L’on dit que les deux serpents qui se présentèrent à la vue de Laocoon et qui se jetèrent sur lui sont la première cause de toutes les passions qui semblent l’agiter, parce qu’un objet si affreux, ayant été représenté à l’âme par le moyen des esprits, qui lui font une peinture dans le cerveau de tout ce qui lui peut nuire, elle donna aussitôt un mouvement aux esprits qui servent à faire mouvoir les parties du corps dont elle a besoin pour se garantir du péril qui la menace.

Ainsi par les bras et les jambes de cette figure, il paroît qu’elle se défend des deux serpents, et qu’en les serrant de ses mains, elle tâche à s’en délivrer. Mais comme ses efforts sont inutiles, l’âme, qui est saisie de tristesse et de désespoir, imprime d’autres marques sur le visage. Et parce que c’est dans le cerveau que les esprits se remuent davantage par les divers mouvements que leur donne cette glande, qui est, selon l’opinion de quelques philosophes, le siège de l’âme, et qui les fait agir sur les nerfs en autant de manières qu’elle ressent de passions différentes, on voit que les parties du visage étant fort proches du cerveau, elles reçoivent de plus prompts changements.
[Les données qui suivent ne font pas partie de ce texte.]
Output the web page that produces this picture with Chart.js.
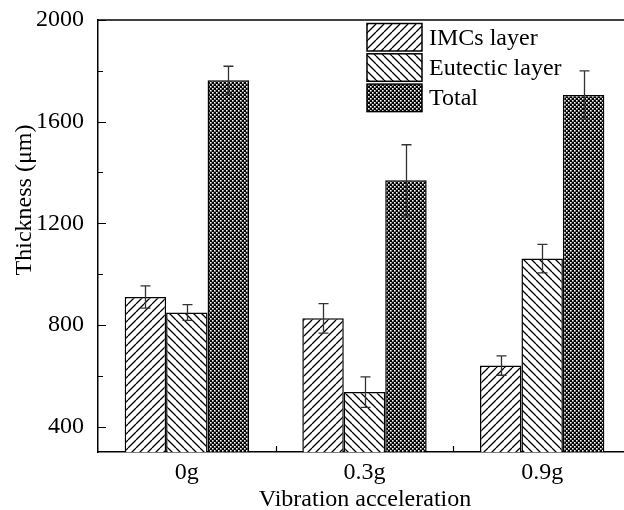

Car ces esprits émus et échauffés passent aussitôt des nerfs dans les muscles, et en les remplissant extraordinairement, les enflent davantage et les font raccourcir ; ce qui fait que le nez, la bouche et les sourcils se retirent, et que les yeux offensés de l’objet qu’ils voient s’élèvent en haut et se détournent.

On ajouta que ces mêmes esprits passant plus outre dans tous les nerfs et dans tous les muscles du corps, les font élever et paroître davantage à l’endroit de l’estomac, et aux parties qui sont d’ordinaire agitées par ces passions violentes, et même comme ils se répondent jusqu’à l’extrémité des pieds, on voit dans cette figure que les doigts en sont retirés et tout crochus, de sorte qu’il n’y a pas une seule partie dans tout ce corps où l’on ne reconnoisse le trouble et l’agitation qu’a pu ressentir un homme qui s’est trouvé dans un pareil état.